My Habitat

I texted a friend as I was falling asleep last night to tell her that I was struggling with thoughts of fear and worry. I knew that if I named my feelings and what I was struggling with, that it would lessen the intensity of the fear and that I would be able to fall asleep.

I ended up sleeping quite well, and when I awoke this morning, I noticed I had received a reply from her. She encouraged me to “draw or write or get down in some way what your (ideal) habitat looks like. Let the metaphor flow so that when you have various images, you can think about what that represents for you.”

Isn’t my friend awesome?

This wise friend of mine introduced me a couple of years ago to the metaphor that our minds are habitats in which we grow our very lives. Now, before you start thinking we are new age hippies (or maybe we are? I don’t know. Who cares?), hear me out for a little bit. As my friend and I internalized this metaphor, we began to realize that if we chose to nourish our minds with positivity, there would be no way the weeds of negativity could thrive in our minds’ habitats.

If I care about how I feel and want to feel good—and VALUE a positive habitat, there will be no room for negativity to grow. It’s like all that positive sh** that I put into my brain just grows vines and branches and is lush and green and there is simply no room for weeds to grow.

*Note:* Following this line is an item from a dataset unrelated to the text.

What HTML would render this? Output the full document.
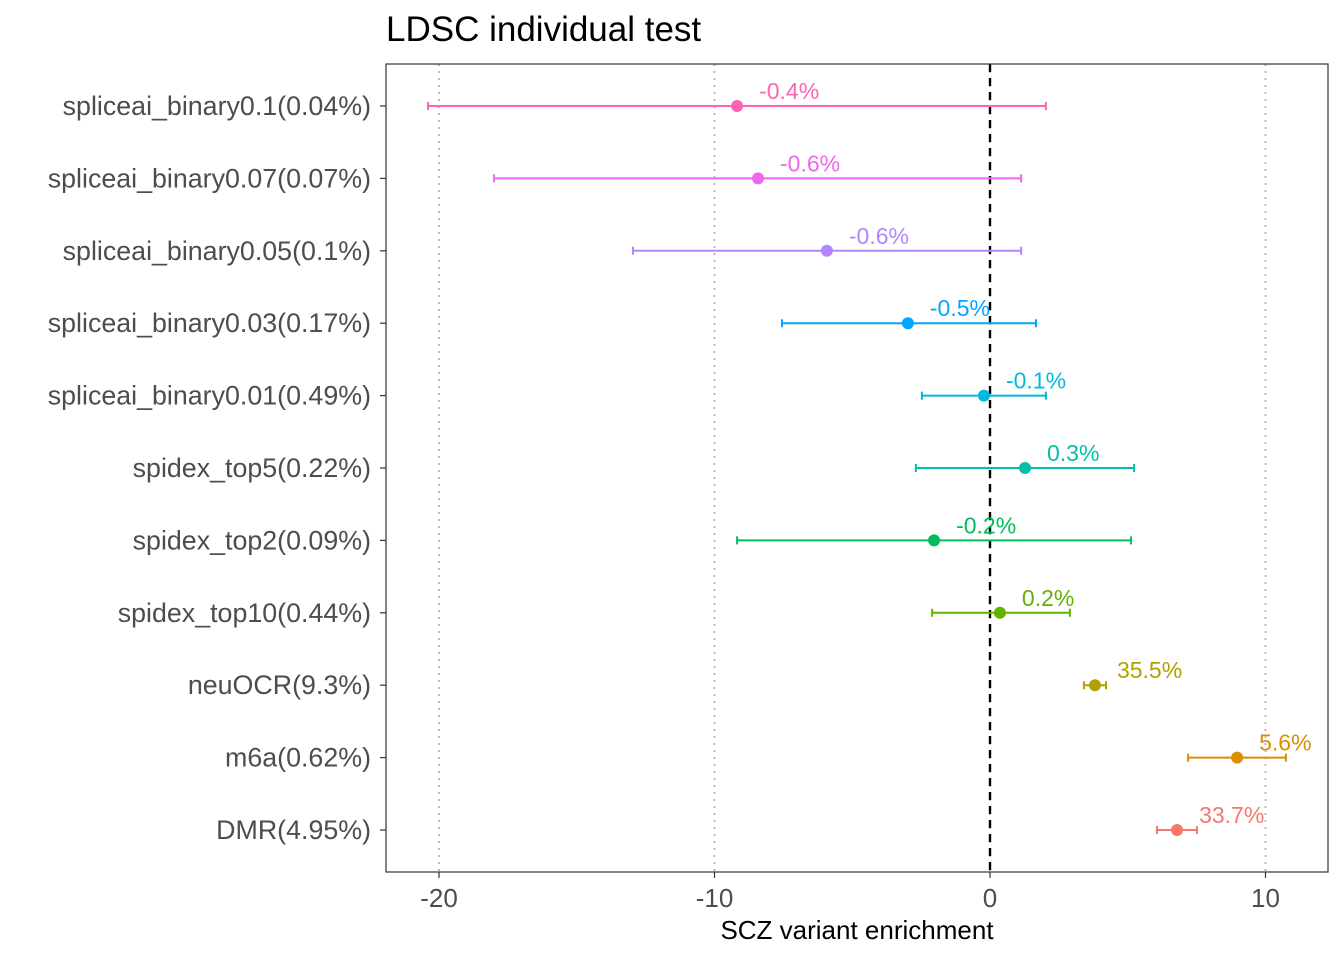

I remember one time I was very upset about a circumstance, and I was bawling my eyes out to a friend. All of a sudden she said something funny. I can’t even remember what it was, but it may have centered around bodily functions, and I couldn’t help but laugh. Not only did I laugh, but I let out a loud guffaw that probably sounded like Fran Drescher. And suddenly I was laughing so hard that there was no way my brain could possibly simultaneously feel sadness.

Fear and sadness cannot survive when you are laughing.

According to Google, this is a definition of habitat:

hab·i·tat
ˈhabəˌtat/
noun
the natural home or environment of an animal, plant, or other organism.

I have learned that I must keep the natural home of my mind uncluttered and free of negativity as much as possible. My homeostasis needs to be peaceful–not frantic. Following the sage advice that my friend gave me this morning, I was reminded that I want the habitat of my mind to look like this:

2015/01/img_0715.jpg

If I choose peace and am kind to myself, there is no way my mind can be cluttered in cobwebs. I just love this imagery above. I love it so much I want to marry it. (I said the same thing about roasted asparagus the other night.)

And I also may want to marry this spinach I made today. Omg! I love it! I feel like Popeye when I eat this spinach:

2015/01/img_0718.jpg

Eat this. Grow like Popeye! Nourish your body’s habitat.